#### [Set exercise]
Write out the listing below without alteration, omitting its pictures.

#### [Dataset content]
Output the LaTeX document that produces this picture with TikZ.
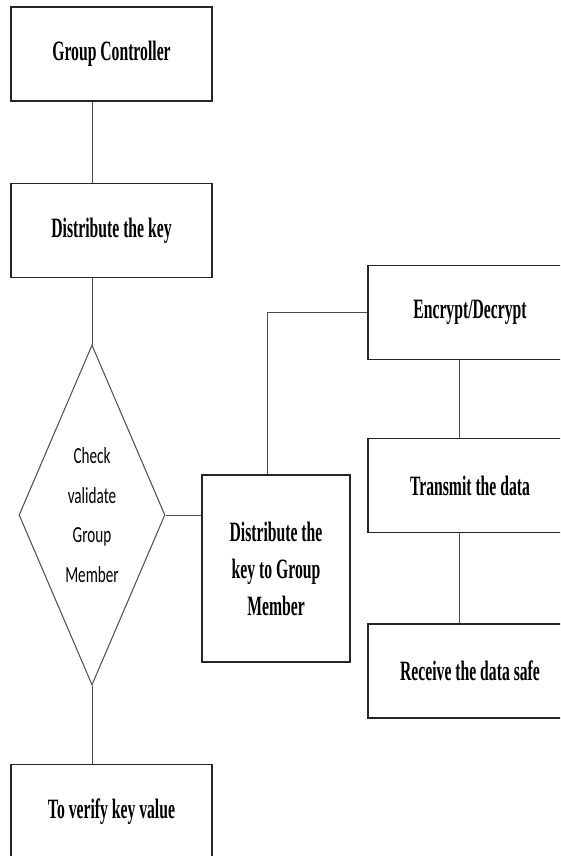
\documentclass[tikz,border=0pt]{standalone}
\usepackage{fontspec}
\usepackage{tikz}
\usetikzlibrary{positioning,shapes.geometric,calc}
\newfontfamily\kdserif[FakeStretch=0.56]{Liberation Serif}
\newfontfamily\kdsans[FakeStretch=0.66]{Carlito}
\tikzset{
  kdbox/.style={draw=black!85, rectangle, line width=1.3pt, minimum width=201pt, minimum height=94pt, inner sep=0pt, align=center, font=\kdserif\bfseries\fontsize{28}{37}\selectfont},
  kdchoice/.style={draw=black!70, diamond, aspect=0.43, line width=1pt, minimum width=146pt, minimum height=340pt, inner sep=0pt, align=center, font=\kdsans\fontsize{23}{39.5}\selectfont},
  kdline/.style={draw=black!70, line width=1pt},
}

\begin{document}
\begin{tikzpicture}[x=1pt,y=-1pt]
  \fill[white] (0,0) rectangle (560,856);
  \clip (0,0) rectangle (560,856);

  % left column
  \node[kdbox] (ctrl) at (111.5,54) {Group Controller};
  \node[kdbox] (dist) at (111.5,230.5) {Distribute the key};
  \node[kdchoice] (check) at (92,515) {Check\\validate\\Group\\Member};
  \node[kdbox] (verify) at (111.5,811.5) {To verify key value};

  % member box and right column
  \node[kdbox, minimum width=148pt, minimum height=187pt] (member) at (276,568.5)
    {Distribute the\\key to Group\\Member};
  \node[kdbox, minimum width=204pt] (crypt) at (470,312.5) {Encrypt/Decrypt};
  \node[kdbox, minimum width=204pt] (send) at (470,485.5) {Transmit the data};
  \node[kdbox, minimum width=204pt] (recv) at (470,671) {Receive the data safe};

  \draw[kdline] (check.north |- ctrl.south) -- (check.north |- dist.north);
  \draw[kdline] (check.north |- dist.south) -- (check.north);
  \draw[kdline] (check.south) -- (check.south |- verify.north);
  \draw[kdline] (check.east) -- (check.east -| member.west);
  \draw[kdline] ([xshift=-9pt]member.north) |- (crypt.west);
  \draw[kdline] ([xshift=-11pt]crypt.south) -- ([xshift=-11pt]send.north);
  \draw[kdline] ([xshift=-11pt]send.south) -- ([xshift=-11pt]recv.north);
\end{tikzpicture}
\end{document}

#### [Solved exercise]
Output the LaTeX document that produces this picture with TikZ.
\documentclass[tikz,border=0pt]{standalone}
\usepackage{fontspec}
\usepackage{tikz}
\usetikzlibrary{positioning,shapes.geometric,calc}
\newfontfamily\kdserif[FakeStretch=0.56]{Liberation Serif}
\newfontfamily\kdsans[FakeStretch=0.66]{Carlito}
\tikzset{
  kdbox/.style={draw=black!85, rectangle, line width=1.3pt, minimum width=201pt, minimum height=94pt, inner sep=0pt, align=center, font=\kdserif\bfseries\fontsize{28}{37}\selectfont},
  kdchoice/.style={draw=black!70, diamond, aspect=0.43, line width=1pt, minimum width=146pt, minimum height=340pt, inner sep=0pt, align=center, font=\kdsans\fontsize{23}{39.5}\selectfont},
  kdline/.style={draw=black!70, line width=1pt},
}

\begin{document}
\begin{tikzpicture}[x=1pt,y=-1pt]
  \fill[white] (0,0) rectangle (560,856);
  \clip (0,0) rectangle (560,856);

  % left column
  \node[kdbox] (ctrl) at (111.5,54) {Group Controller};
  \node[kdbox] (dist) at (111.5,230.5) {Distribute the key};
  \node[kdchoice] (check) at (92,515) {Check\\validate\\Group\\Member};
  \node[kdbox] (verify) at (111.5,811.5) {To verify key value};

  % member box and right column
  \node[kdbox, minimum width=148pt, minimum height=187pt] (member) at (276,568.5)
    {Distribute the\\key to Group\\Member};
  \node[kdbox, minimum width=204pt] (crypt) at (470,312.5) {Encrypt/Decrypt};
  \node[kdbox, minimum width=204pt] (send) at (470,485.5) {Transmit the data};
  \node[kdbox, minimum width=204pt] (recv) at (470,671) {Receive the data safe};

  \draw[kdline] (check.north |- ctrl.south) -- (check.north |- dist.north);
  \draw[kdline] (check.north |- dist.south) -- (check.north);
  \draw[kdline] (check.south) -- (check.south |- verify.north);
  \draw[kdline] (check.east) -- (check.east -| member.west);
  \draw[kdline] ([xshift=-9pt]member.north) |- (crypt.west);
  \draw[kdline] ([xshift=-11pt]crypt.south) -- ([xshift=-11pt]send.north);
  \draw[kdline] ([xshift=-11pt]send.south) -- ([xshift=-11pt]recv.north);
\end{tikzpicture}
\end{document}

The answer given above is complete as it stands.